Task directions: Gather the lines below that include the string "this", copying each in full.

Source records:
^^^^^^^^
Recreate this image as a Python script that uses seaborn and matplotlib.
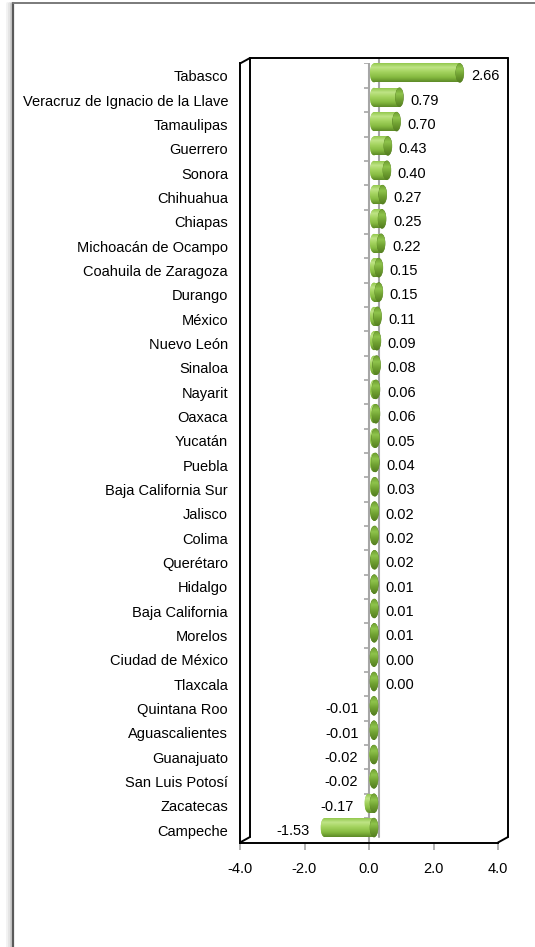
import numpy as np
import pandas as pd
import matplotlib
matplotlib.use("Agg")
import matplotlib.pyplot as plt
import seaborn as sns
from matplotlib.patches import Ellipse
from matplotlib.lines import Line2D
import matplotlib.transforms as mtransforms
from matplotlib.colors import LinearSegmentedColormap

# ---------------- data ----------------
states = [
    "Tabasco", "Veracruz de Ignacio de la Llave", "Tamaulipas", "Guerrero", "Sonora",
    "Chihuahua", "Chiapas", "Michoacán de Ocampo", "Coahuila de Zaragoza", "Durango",
    "México", "Nuevo León", "Sinaloa", "Nayarit", "Oaxaca", "Yucatán", "Puebla",
    "Baja California Sur", "Jalisco", "Colima", "Querétaro", "Hidalgo", "Baja California",
    "Morelos", "Ciudad de México", "Tlaxcala", "Quintana Roo", "Aguascalientes",
    "Guanajuato", "San Luis Potosí", "Zacatecas", "Campeche",
]
values = [
    2.66, 0.79, 0.70, 0.43, 0.40, 0.27, 0.25, 0.22, 0.15, 0.15,
    0.11, 0.09, 0.08, 0.06, 0.06, 0.05, 0.04, 0.03, 0.02, 0.02,
    0.02, 0.01, 0.01, 0.01, 0.00, 0.00, -0.01, -0.01, -0.02, -0.02,
    -0.17, -1.53,
]
x_ticks = [-4, -2, 0, 2, 4]
x_tick_labels = ["-4.0", "-2.0", "0.0", "2.0", "4.0"]

# ---------------- style ----------------
sns.set_theme(style="white")
plt.rcParams["font.family"] = ["Liberation Sans", "DejaVu Sans"]

W, H = 535, 947
fig = plt.figure(figsize=(W / 100, H / 100), dpi=100)
fig.patch.set_facecolor("white")

ax_l, ax_r, ax_t, ax_b = 240, 498, 63.5, 842.5
ax = fig.add_axes([ax_l / W, 1 - ax_b / H, (ax_r - ax_l) / W, (ax_b - ax_t) / H])
ax.set_facecolor("none")

df = pd.DataFrame({"state": states, "value": values})
sns.barplot(data=df, x="value", y="state", orient="h", color="#8cc63f",
            saturation=1, width=0.78, ax=ax, zorder=3)

ax.set_xlim(-4, 4)
ax.set_ylim(len(states) - 0.5, -0.5)

px_per_unit = (ax_r - ax_l) / 8.0
ew = 8.0 / px_per_unit  # cylinder end-cap width in data units

# offset of bars (mid depth) and of back wall
bar_off = mtransforms.ScaledTranslation(5 * 0.01, 2.75 * 0.01, fig.dpi_scale_trans)
trans_bar = ax.transData + bar_off

body_cmap = LinearSegmentedColormap.from_list(
    "body", [(0, "#93c84e"), (0.22, "#bfe486"), (0.45, "#a5d460"),
             (0.75, "#86bb41"), (1, "#5d8a27")])
cap_cmap = LinearSegmentedColormap.from_list(
    "cap", [(0, "#6f9f31"), (0.3, "#8fc44c"), (0.65, "#6e9e30"), (1, "#547e21")])
grad = np.linspace(0, 1, 64).reshape(-1, 1)

for patch, v in zip(list(ax.patches), values):
    x0, w = patch.get_x(), patch.get_width()
    y0, h = patch.get_y(), patch.get_height()
    l, r = min(x0, x0 + w), max(x0, x0 + w)
    yc = y0 + h / 2
    patch.set_transform(trans_bar)
    patch.set_edgecolor("none")
    patch.set_facecolor("#9ccf58")
    # rounded start of the cylinder
    e_left = Ellipse((l, yc), ew, h, transform=trans_bar, facecolor="#9ccf58",
                     edgecolor="none", zorder=3)
    ax.add_patch(e_left)
    for clip in (patch, e_left):
        im = ax.imshow(grad, cmap=body_cmap, extent=[l - ew / 2, r + 0.001, y0 + h, y0],
                       origin="upper", aspect="auto", interpolation="bilinear",
                       zorder=3.2)
        im.set_transform(trans_bar)
        im.set_clip_path(clip)
    # visible end cap
    cap = Ellipse((r, yc), ew, h, transform=trans_bar, facecolor="#6e9e30",
                  edgecolor="#557f22", lw=0.4, zorder=4)
    ax.add_patch(cap)
    imc = ax.imshow(grad, cmap=cap_cmap, extent=[r - ew / 2, r + ew / 2, y0 + h, y0],
                    origin="upper", aspect="auto", interpolation="bilinear", zorder=4.1)
    imc.set_transform(trans_bar)
    imc.set_clip_path(cap)

ax.set_xlim(-4, 4)
ax.set_ylim(len(states) - 0.5, -0.5)

# value labels
for i, v in enumerate(values):
    if v >= 0:
        ax.annotate(f"{v:.2f}", xy=(v, i), xytext=(11.5, -0.5), textcoords="offset points",
                    ha="left", va="center", fontsize=10.5, color="black", zorder=6)
    else:
        ax.annotate(f"{v:.2f}", xy=(v, i), xytext=(-7.2, -0.5), textcoords="offset points",
                    ha="right", va="center", fontsize=10.5, color="black", zorder=6)

# axes styling
ax.set_xlabel("")
ax.set_ylabel("")
ax.set_xticks(x_ticks)
ax.set_xticklabels(x_tick_labels)
ax.set_yticks(range(len(states)))
ax.set_yticklabels(states)
ax.tick_params(axis="y", length=0, pad=8.6, labelsize=10.5, labelcolor="black")
ax.tick_params(axis="x", length=5, width=1.2, color="#a6a6a6", pad=9,
               labelsize=10.5, labelcolor="black", direction="out", bottom=True)
for s in ("top", "right"):
    ax.spines[s].set_visible(False)
for s in ("left", "bottom"):
    ax.spines[s].set_color("black")
    ax.spines[s].set_linewidth(1.4)
    ax.spines[s].set_zorder(5)

# zero lines (front and back) and category ticks
ax.axvline(0, color="#a6a6a6", lw=1.5, zorder=1)
back_off = mtransforms.ScaledTranslation(10 * 0.01, 5.5 * 0.01, fig.dpi_scale_trans)
ax.add_line(Line2D([0, 0], [-0.5, len(states) - 0.5], transform=ax.transData + back_off,
                   color="#a6a6a6", lw=1.5, zorder=1, clip_on=False))
bounds = np.arange(-0.5, len(states), 1.0)
ax.hlines(bounds, -5 / px_per_unit, 0, color="#a6a6a6", lw=1.2, zorder=1)

# 3D box outline
dx = 10 / (ax_r - ax_l)
dy = 5.5 / (ax_b - ax_t)
box_lines = [
    ([dx, 1 + dx], [1 + dy, 1 + dy]),
    ([1 + dx, 1 + dx], [dy, 1 + dy]),
    ([dx, dx], [dy, 1 + dy]),
    ([0, dx], [1, 1 + dy]),
    ([0, dx], [0, dy]),
    ([1, 1 + dx], [0, dy]),
]
for xs, ys in box_lines:
    ax.add_line(Line2D(xs, ys, transform=ax.transAxes, color="black", lw=1.4,
                       clip_on=False, zorder=5))

# outer chart frame (cut off on right and bottom) with soft shadow
fx = 13 / W
fy = 1 - 3.5 / H
for k, c in [(6, "#f2f2f2"), (4, "#e4e4e4"), (2, "#cccccc")]:
    fig.add_artist(Line2D([fx - k / W, fx - k / W], [0, fy], transform=fig.transFigure,
                          color=c, lw=2))
fig.add_artist(Line2D([fx, fx], [0, fy], transform=fig.transFigure, color="#5a5a5a", lw=1.6))
fig.add_artist(Line2D([fx, 1.01], [fy, fy], transform=fig.transFigure, color="#7a7a7a", lw=1.4))

fig.savefig("out.png", dpi=100, facecolor="white")
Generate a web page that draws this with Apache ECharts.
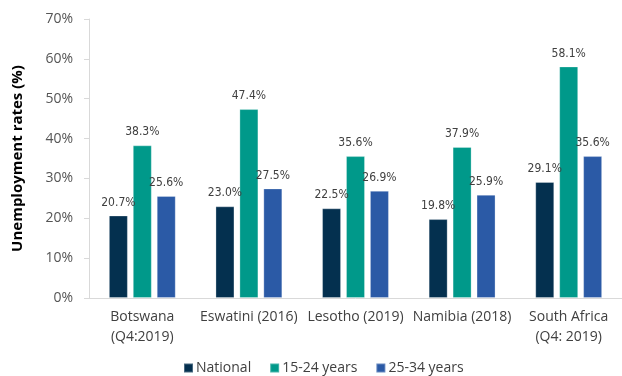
<!DOCTYPE html>
<html>
<head>
<meta charset="utf-8">
<script src="https://cdn.jsdelivr.net/npm/echarts@6/dist/echarts.min.js"></script>
<style>
  html, body { margin: 0; padding: 0; background: #fff; }
  #chart { width: 622px; height: 376px; }
</style>
</head>
<body>
<div id="chart"></div>
<script>
// Unemployment rates by country and age group
const countries = ['Botswana\n(Q4:2019)', 'Eswatini (2016)', 'Lesotho (2019)', 'Namibia (2018)', 'South Africa\n(Q4: 2019)'];
const national = [20.7, 23.0, 22.5, 19.8, 29.1];
const youth15to24 = [38.3, 47.4, 35.6, 37.9, 58.1];
const youth25to34 = [25.6, 27.5, 26.9, 25.9, 35.6];
const yTicks = [0, 10, 20, 30, 40, 50, 60, 70];

const valueFont = '"DejaVu Sans Condensed", "Liberation Sans Narrow", sans-serif';
const textFont = '"Open Sans", "Noto Sans", sans-serif';

function barSeries(name, data, color) {
  return {
    name: name,
    type: 'bar',
    data: data,
    barWidth: 19,
    barGap: '26%',
    itemStyle: { color: color, borderColor: 'rgba(255,255,255,0.28)', borderWidth: 1 },
    label: {
      show: true,
      position: 'top',
      distance: 7,
      color: '#404040',
      fontFamily: valueFont,
      fontSize: 12,
      formatter: p => p.value.toFixed(1) + '%'
    }
  };
}

const chart = echarts.init(document.getElementById('chart'));
chart.setOption({
  animation: false,
  grid: { left: 89, top: 19, bottom: 78, width: 537 },
  legend: {
    left: 178,
    top: 356,
    itemWidth: 9,
    itemHeight: 9,
    itemGap: 18,
    icon: 'rect',
    textStyle: { color: '#404040', fontFamily: textFont, fontSize: 14, padding: [0, 0, 0, -2] },
    data: ['National', '15-24 years', '25-34 years']
  },
  xAxis: {
    type: 'category',
    data: countries,
    axisLine: { lineStyle: { color: '#d9d9d9', width: 1 } },
    axisTick: { show: false },
    axisLabel: {
      color: '#404040',
      fontFamily: textFont,
      fontSize: 14,
      lineHeight: 20,
      margin: 9,
      interval: 0
    }
  },
  yAxis: {
    type: 'value',
    min: yTicks[0],
    max: yTicks[yTicks.length - 1],
    interval: 10,
    name: 'Unemployment rates (%)',
    nameLocation: 'middle',
    nameGap: 64,
    nameTextStyle: { color: '#000', fontFamily: textFont, fontSize: 15, fontWeight: 'bold' },
    axisLine: { show: true, lineStyle: { color: '#d9d9d9', width: 1 } },
    axisTick: { show: true, length: 5, lineStyle: { color: '#d9d9d9' } },
    splitLine: { show: false },
    axisLabel: {
      color: '#555',
      fontFamily: textFont,
      fontSize: 14,
      margin: 16,
      formatter: v => v + '%'
    }
  },
  series: [
    barSeries('National', national, '#04304f'),
    barSeries('15-24 years', youth15to24, '#00998a'),
    barSeries('25-34 years', youth25to34, '#2b5aa6')
  ]
});
</script>
</body>
</html>
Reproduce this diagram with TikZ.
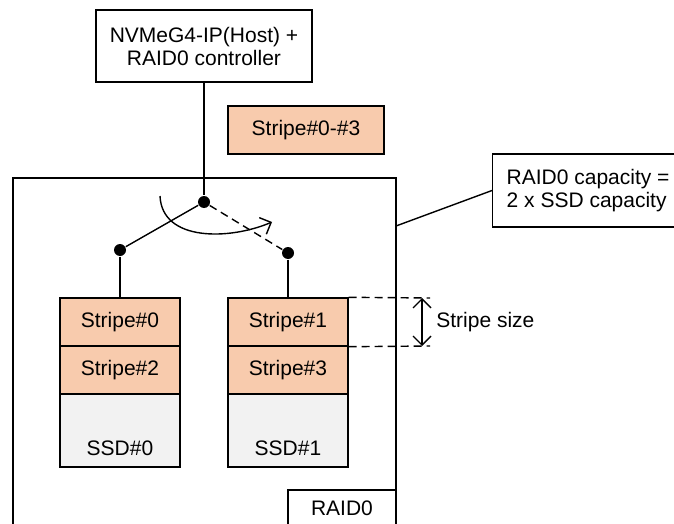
\documentclass[tikz,border=0pt]{standalone}
\usepackage{fontspec}
\setmainfont{Liberation Sans}
\usetikzlibrary{arrows.meta}
\definecolor{stripefill}{HTML}{F8CBAD}
\definecolor{ssdfill}{HTML}{F2F2F2}
\begin{document}
\begin{tikzpicture}[x=0.5pt,y=-0.5pt,line width=0.7pt,
        font=\fontsize{10.5}{11.5}\selectfont,
        box/.style={draw,rectangle,inner sep=0pt,align=center},
        stripe/.style={box,fill=stripefill,minimum width=60pt,minimum height=24pt},
        ssd/.style={box,fill=ssdfill,minimum width=60pt,minimum height=36.5pt},
        dot/.style={circle,fill,inner sep=0pt,minimum size=6pt},
        gap/.style={dash pattern=on 4pt off 2.5pt},
        barb/.tip={Straight Barb[length=4.5pt,width=9pt]}]
                \clip (0,0) rectangle (674,524);
                \draw (13,560) rectangle (396,178);
                \node[box,minimum width=108pt,minimum height=36pt] (host) at (204,46) {NVMeG4-IP(Host) +\\RAID0 controller};
                \node[box,fill=stripefill,minimum width=78pt,minimum height=24pt] (stripeall) at (306,130) {Stripe\#0-\#3};
                \node[dot] (hub) at (204,202) {};
                \node[dot] (portl) at (120,250) {};
                \node[dot] (portr) at (288,253) {};
                \node[stripe] (s0) at (120,322) {Stripe\#0};
                \node[stripe] (s2) at (120,370) {Stripe\#2};
                \node[ssd,label={[anchor=center,yshift=9.5pt]south:SSD\#0}] (ssd0) at (120,430.5) {};
                \node[stripe] (s1) at (288,322) {Stripe\#1};
                \node[stripe] (s3) at (288,370) {Stripe\#3};
                \node[ssd,label={[anchor=center,yshift=9.5pt]south:SSD\#1}] (ssd1) at (288,430.5) {};
                \draw (host) -- (hub);
                \draw (hub) -- (portl);
                \draw[gap] (hub) -- (portr);
                \draw (portl) -- (s0);
                \draw (portr) -- (s1);
                \coordinate (swingA) at (160,196);
                \coordinate (swingB) at (272,222);
                \draw[-barb] (swingA) .. controls (162,242) and (230,240) .. (swingB);
                \coordinate (sizetop) at (430,298);
                \coordinate (sizebot) at (430,346);
                \coordinate (sizeA) at (422,298);
                \coordinate (sizeB) at (422,346);
                \draw[gap] (s1.north east) -- (sizetop);
                \draw[gap] (s1.south east) -- (sizebot);
                \draw[barb-barb] (sizeA) -- (sizeB);
                \node[anchor=west] (sizetext) at (429,322) {Stripe size};
                \node[box,align=left,anchor=west,minimum height=36.5pt,inner xsep=7pt] (capacity) at (492,190.5) {RAID0 capacity =\\2 x SSD capacity};
                \coordinate (raidedge) at (396,226);
                \draw (raidedge) -- (capacity.west);
                \node[box,minimum width=54pt,minimum height=18pt] (raid) at (342,508) {RAID0};
                \end{tikzpicture}
\end{document}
^^^^^^^^
Expected output:
Recreate this image as a Python script that uses seaborn and matplotlib.
Generate a web page that draws this with Apache ECharts.
Reproduce this diagram with TikZ.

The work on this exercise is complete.